Liners as Low-Luminosity Active Galactic Nuclei

2.4. Ultraviolet Emission and Constraints on Shock Excitation

The nonstellar nature of LINERs might be revealed through the presence of a central compact source responsible for the photoionizing continuum. The UV band is preferred over the optical because it minimizes contamination from old stars, although it is much more adversely affected by dust extinction. Two imaging surveys performed with the HST (Maoz et al. 1995; Barth et al. 1998) find that LINERs in fact do contain compact UV emission, but in only 20%-25% of the cases. By itself, however, this result is ambiguous. Are the central UV sources in most LINERs obscured by dust, are they in the ``off'' state of a duty cycle most of the time as suggested by Eracleous et al. (1995), or do the majority of LINERs simply lack a pointlike ionizing source because they are not AGNs after all? There is some indication that the sources detected in the UV tend to be in more face-on galaxies than the undetected sources (Barth et al. 1998). Moreover, as discussed below, LINERs seem to be intrinsically weak in the UV, and this may further contribute to the low detection rates. Mere morphological information, of course, cannot specify definitively the physical origin of the UV emission. For example, the point sources could be simply very compact nuclear star clusters. Indeed, follow-up spectroscopy indicates that the bulk of the UV emission in some sources comes from young massive stars (Maoz et al. 1998). Others, on the other hand, exhibit featureless, power-law continua as expected for an energetically significant AGN component (M81: Ho et al. 1996; NGC 4579: Barth et al. 1996; M87: Tsvetanov et al. 1998).

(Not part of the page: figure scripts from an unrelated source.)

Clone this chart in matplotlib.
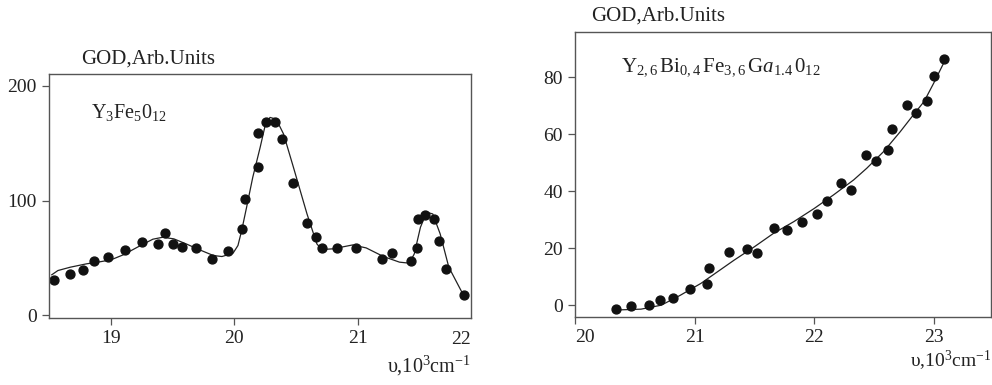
import matplotlib
matplotlib.use("Agg")
import matplotlib.pyplot as plt

plt.rcParams['font.family'] = ['Liberation Serif', 'DejaVu Serif']
plt.rcParams['mathtext.fontset'] = 'custom'
plt.rcParams['mathtext.rm'] = 'Liberation Serif'
plt.rcParams['mathtext.it'] = 'Liberation Serif:italic'

# ---- Left panel: Y3Fe5O12 ----
left_x = [18.54, 18.67, 18.77, 18.86, 18.98, 19.11, 19.25, 19.38, 19.44, 19.50,
          19.58, 19.69, 19.82, 19.95, 20.06, 20.09, 20.19, 20.19, 20.26, 20.33,
          20.39, 20.48, 20.59, 20.66, 20.71, 20.83, 20.99, 21.20, 21.28, 21.43,
          21.48, 21.49, 21.55, 21.62, 21.66, 21.72, 21.86]
left_y = [30.7, 36.2, 39.4, 47.2, 51.0, 57.1, 64.1, 62.0, 71.9, 62.0,
          59.7, 58.8, 49.0, 55.9, 75.1, 101.7, 129.0, 158.6, 168.4, 168.1,
          153.3, 115.7, 80.3, 68.4, 59.1, 59.1, 58.8, 49.0, 54.5, 47.2,
          59.1, 84.1, 87.8, 84.3, 65.2, 40.0, 17.7]
left_curve_x = [18.52, 18.57, 18.67, 18.80, 18.91, 19.00, 19.10, 19.24, 19.34, 19.42,
                19.51, 19.61, 19.72, 19.83, 19.90, 19.99, 20.03, 20.06, 20.10, 20.15,
                20.21, 20.25, 20.29, 20.34, 20.40, 20.48, 20.59, 20.67, 20.71, 20.80,
                20.96, 21.07, 21.21, 21.34, 21.42, 21.46, 21.51, 21.56, 21.61, 21.67,
                21.74, 21.86]
left_curve_y = [35.4, 39.1, 42.0, 44.9, 46.7, 48.4, 52.8, 60.9, 66.4, 68.1,
                66.7, 62.3, 57.1, 52.2, 51.3, 54.2, 60.9, 73.9, 94.2, 120.3,
                146.4, 165.2, 172.5, 171.0, 158.0, 129.0, 88.4, 62.3, 57.4, 58.0,
                61.4, 58.8, 51.3, 46.4, 45.5, 53.6, 76.8, 89.9, 88.4, 71.0,
                42.0, 17.4]
left_xticks = [19, 20, 21]
left_yticks = [0, 100, 200]

# ---- Right panel: Y2.6Bi0.4Fe3.6Ga1.4O12 ----
right_x = [20.34, 20.47, 20.62, 20.71, 20.82, 20.96, 21.10, 21.12, 21.29, 21.44,
           21.52, 21.66, 21.77, 21.90, 22.02, 22.11, 22.22, 22.31, 22.43, 22.52,
           22.62, 22.65, 22.78, 22.85, 22.94, 23.00, 23.09]
right_y = [-1.3, -0.35, 0.2, 1.75, 2.5, 5.7, 7.6, 13.1, 18.6, 19.8,
           18.4, 27.0, 26.3, 29.2, 32.2, 36.7, 43.0, 40.6, 52.9, 50.8,
           54.4, 62.0, 70.4, 67.4, 71.7, 80.5, 86.3]
right_curve_x = [20.34, 20.55, 20.72, 20.88, 21.05, 21.19, 21.33, 21.50, 21.66, 21.83,
                 22.00, 22.16, 22.33, 22.44, 22.58, 22.72, 22.83, 22.92, 23.00, 23.09]
right_curve_y = [-1.6, -1.3, 0.1, 3.6, 7.7, 11.8, 15.9, 20.6, 25.3, 29.4,
                 34.0, 38.7, 44.0, 48.1, 53.9, 60.9, 66.8, 71.5, 77.9, 85.5]
right_xticks = [20, 21, 22, 23]
right_yticks = [0, 20, 40, 60, 80]

fig = plt.figure(figsize=(9.92, 3.85), dpi=100)
ax1 = fig.add_axes([0.0497, 0.1748, 0.4251, 0.632])
ax2 = fig.add_axes([0.580, 0.177, 0.419, 0.741])

spine_col = '#555555'
text_col = '#222222'
xlabel = r'$\mathrm{\upsilon{,}10^3cm^{-1}}$'

def style(ax):
    for s in ax.spines.values():
        s.set_color(spine_col)
        s.set_linewidth(1.0)
    ax.tick_params(direction='out', length=5, width=0.9, color=spine_col,
                   labelsize=14, labelcolor=text_col, pad=4)

# left
ax1.plot(left_curve_x, left_curve_y, color='#222222', lw=0.9)
ax1.plot(left_x, left_y, 'o', color='#111111', ms=6.4, mec='#111111')
ax1.set_xlim(18.5, 21.92)
ax1.set_ylim(-2, 210)
ax1.set_xticks(left_xticks)
ax1.set_yticks(left_yticks)
style(ax1)
ax1.text(1.0, -0.055, '22', transform=ax1.transAxes, ha='right', va='top',
         fontsize=14, color=text_col)
ax1.text(0.076, 1.025, 'GOD,Arb.Units', transform=ax1.transAxes, ha='left',
         va='bottom', fontsize=15, color=text_col)
ax1.text(0.10, 0.82, r'$\mathrm{Y_3Fe_50_{12}}$', transform=ax1.transAxes,
         ha='left', va='baseline', fontsize=14.5, color=text_col)
ax1.text(1.0, -0.15, xlabel, transform=ax1.transAxes,
         ha='right', va='top', fontsize=14.5, color=text_col)

# right
ax2.plot(right_curve_x, right_curve_y, color='#222222', lw=0.9)
ax2.plot(right_x, right_y, 'o', color='#111111', ms=6.4, mec='#111111')
ax2.set_xlim(20, 23.48)
ax2.set_ylim(-4, 96)
ax2.set_xticks(right_xticks)
ax2.set_yticks(right_yticks)
style(ax2)
ax2.get_xticklabels()[0].set_horizontalalignment('left')
ax2.text(0.037, 1.02, 'GOD,Arb.Units', transform=ax2.transAxes, ha='left',
         va='bottom', fontsize=15, color=text_col)
ax2.text(0.109, 0.86,
         r'$\mathrm{Y_{2,6}\,Bi_{0,4}\,Fe_{3,6}\,G}\mathit{a}\mathrm{_{1.4}\,0_{12}}$',
         transform=ax2.transAxes, ha='left', va='baseline', fontsize=15,
         color=text_col)
ax2.text(1.0, -0.112, xlabel, transform=ax2.transAxes,
         ha='right', va='top', fontsize=14, color=text_col)

fig.savefig('out.png', dpi=100)
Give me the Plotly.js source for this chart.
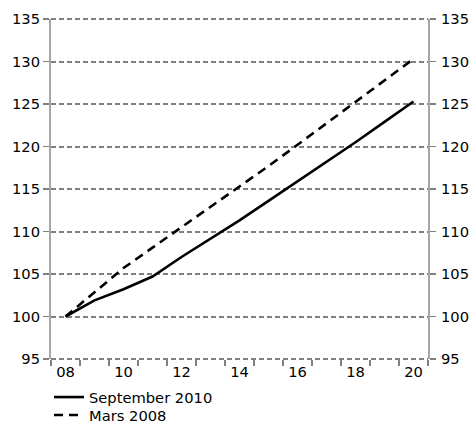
<!DOCTYPE html>
<html>
<head>
<meta charset="utf-8">
<script src="https://cdn.plot.ly/plotly-3.0.1.min.js"></script>
<style>
html,body{margin:0;padding:0;background:#fff;}
#chart{width:470px;height:424px;}
</style>
</head>
<body>
<div id="chart"></div>
<script>
const years = [2008, 2009, 2010, 2011, 2012, 2013, 2014, 2015, 2016, 2017, 2018, 2019, 2020];
const september2010 = [100, 101.9, 103.2, 104.7, 107.0, 109.1, 111.3, 113.6, 115.9, 118.1, 120.5, 122.9, 125.3];
const mars2008 = [100, 102.9, 105.7, 108.1, 110.5, 112.9, 115.2, 117.7, 120.2, 122.7, 125.2, 127.7, 130.3];
const xTickVals = [2008, 2010, 2012, 2014, 2016, 2018, 2020];
const xTickText = ['08', '10', '12', '14', '16', '18', '20'];
const seriesNames = ['September 2010', 'Mars 2008'];
const yRange = [95, 135];

const FONT = {family: 'Verdana, "DejaVu Sans", sans-serif', size: 14.7, color: '#000'};
const GRID = '#808080';
const GRIDDASH = '5px,3px';

const traces = [
  {x: years, y: september2010, name: seriesNames[0], type: 'scatter', mode: 'lines',
   line: {color: '#000', width: 2.6}, legend: 'legend', hoverinfo: 'skip'},
  {x: years, y: mars2008, name: seriesNames[1], type: 'scatter', mode: 'lines', yaxis: 'y2',
   line: {color: '#000', width: 2.6, dash: '9px,6px'}, legend: 'legend2', hoverinfo: 'skip'}
];

const yCommon = {
  range: yRange, tickmode: 'linear', tick0: yRange[0], dtick: 5,
  ticks: 'outside', ticklen: 6, tickwidth: 1.5, tickcolor: GRID,
  showline: true, linecolor: '#a6a6a6', linewidth: 2,
  zeroline: false, tickfont: FONT, fixedrange: true
};

// edge gridlines at the bottom and top of the y range (plotly omits grid lines on the range ends)
const edgeGrid = [0, 1].map(p => ({
  type: 'line', xref: 'paper', x0: 0, x1: 1, yref: 'paper', y0: p, y1: p,
  line: {color: GRID, width: 2, dash: GRIDDASH}, layer: 'below'
}));

const layout = {
  width: 470, height: 424,
  margin: {l: 51, r: 42, t: 19, b: 65, autoexpand: false},
  paper_bgcolor: '#fff', plot_bgcolor: 'rgba(0,0,0,0)',
  font: FONT,
  showlegend: true,
  shapes: edgeGrid,
  xaxis: {
    range: [2007.5, 2020.5], tickmode: 'array', tickvals: xTickVals, ticktext: xTickText,
    ticks: '', showgrid: false, zeroline: false, showline: false, tickfont: FONT,
    ticklabelstandoff: 2,
    minor: {tickmode: 'linear', tick0: 2007.5, dtick: 1, ticks: 'outside', ticklen: 6,
            tickwidth: 1.5, tickcolor: GRID, showgrid: false},
    fixedrange: true
  },
  yaxis: Object.assign({}, yCommon, {
    side: 'left', showgrid: true, gridcolor: GRID, gridwidth: 2, griddash: GRIDDASH
  }),
  yaxis2: Object.assign({}, yCommon, {
    side: 'right', overlaying: 'y', anchor: 'x', matches: 'y', showgrid: false,
    ticklabelstandoff: 2
  }),
  legend: {x: -2 / 377, xanchor: 'left', y: (359 - 381) / 340, yanchor: 'top',
           bgcolor: 'rgba(0,0,0,0)', font: FONT, borderwidth: 0},
  legend2: {x: -2 / 377, xanchor: 'left', y: (359 - 399) / 340, yanchor: 'top',
            bgcolor: 'rgba(0,0,0,0)', font: FONT, borderwidth: 0}
};

Plotly.newPlot('chart', traces, layout, {staticPlot: true, displayModeBar: false});
</script>
</body>
</html>
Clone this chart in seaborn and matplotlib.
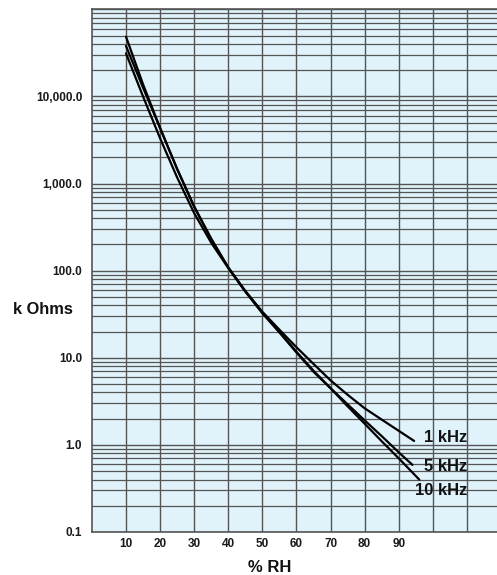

Collisional ionization by shocks has been considered a plausible energy source for LINERs since the discovery of these objects (Fosbury et al. 1978; Heckman 1980). Dopita and Sutherland (1995) recently showed that the diffuse radiation field generated by fast (v approx 150-500 km s^-1) shocks can reproduce the optical narrow emission lines seen in both LINERs and Seyferts. In their models, LINER-like spectra are realized under conditions in which the precursor H II region of the shock is absent, as might be the case in gas-poor environments. The postshock cooling zone attains a much higher equilibrium electron temperature than a photoionized plasma; consequently, a robust prediction of the shock model is that it should produce a higher excitation spectrum, most readily discernible in the UV, than photoionization models. In all the cases studied so far, the UV spectra are inconsistent with the fast-shock scenario because the observed intensities of the high-excitation lines such as C IV lambda 1549 and He II lambda 1640 are much weaker than predicted (Barth et al. 1996, 1997; Nicholson et al. 1998; Maoz et al. 1998). [The case of M87 presented by Dopita et al. (1997) is irrelevant to the present discussion because those observations explicitly avoided the nucleus of the galaxy.] The data, however, cannot rule out contributions from slower shocks (v ltapprox 150 km s^-1), although the viability of shock ionization in luminous AGNs has been criticized on energetic grounds by Laor (1998).